Recently the National Transport Authority announced six new Local Link Community Car schemes in counties Cork, Kerry, Longford, Offaly and Mayo. The schemes provide grant aid for a programme for up to 15 community transport service projects over a 12-month period, with the key aim of providing a community transport service that is accessible to all service users and that addresses rural social exclusion.
The grant aid, of up to €6,000 per project, is to fund activities directly associated with providing a community transport service. To date, six community car schemes in five counties have been approved and will become operational nationally.
The selection of projects for funding was made via a closed call for applications, managed by the National Transport Authority (NTA) through its network of 15 Local Link offices nationwide (one grant-aided project per Local Link area).
Local Link provides a nationwide bus service in rural areas around Ireland with a significant focus on providing accessible transport options for passengers. This project represents continued investment in rural transport generally by the state.
“Being able to get out and about is a vital way to stay part of the local community, and having access to local amenities can make a real difference to a person living in an isolated or rural area,” said Margaret Malone, Rural Transport Programme Manager.

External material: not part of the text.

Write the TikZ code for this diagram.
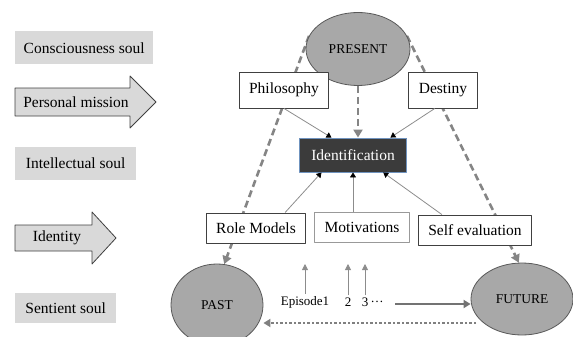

“Providing a decent public transport options for people in rural areas,” said Anne Graham, Chief Executive Officer of the NTA, “is a critical element of what the NTA is about.”
The Government’s Ireland 2040 plan makes a commitment to the future funding of Local Link, which means that the programme will not only survive, but will thrive and develop at the heart of rural communities in the years to come.”
How it works As a volunteer ?
You state a regular time when you are available to be on call for volunteer driving. You are then placed on a panel of drivers available for call out as needed. In the majority of cases, you will receive several days notice to see if you are available for a specific journey. You do not have to be available all the time! You will contacted only for driving during the hours you stated you are available and even then if you cannot take that journey, that is no problem. Full training will be provided for this role at a time and date convenient where possible to volunteers.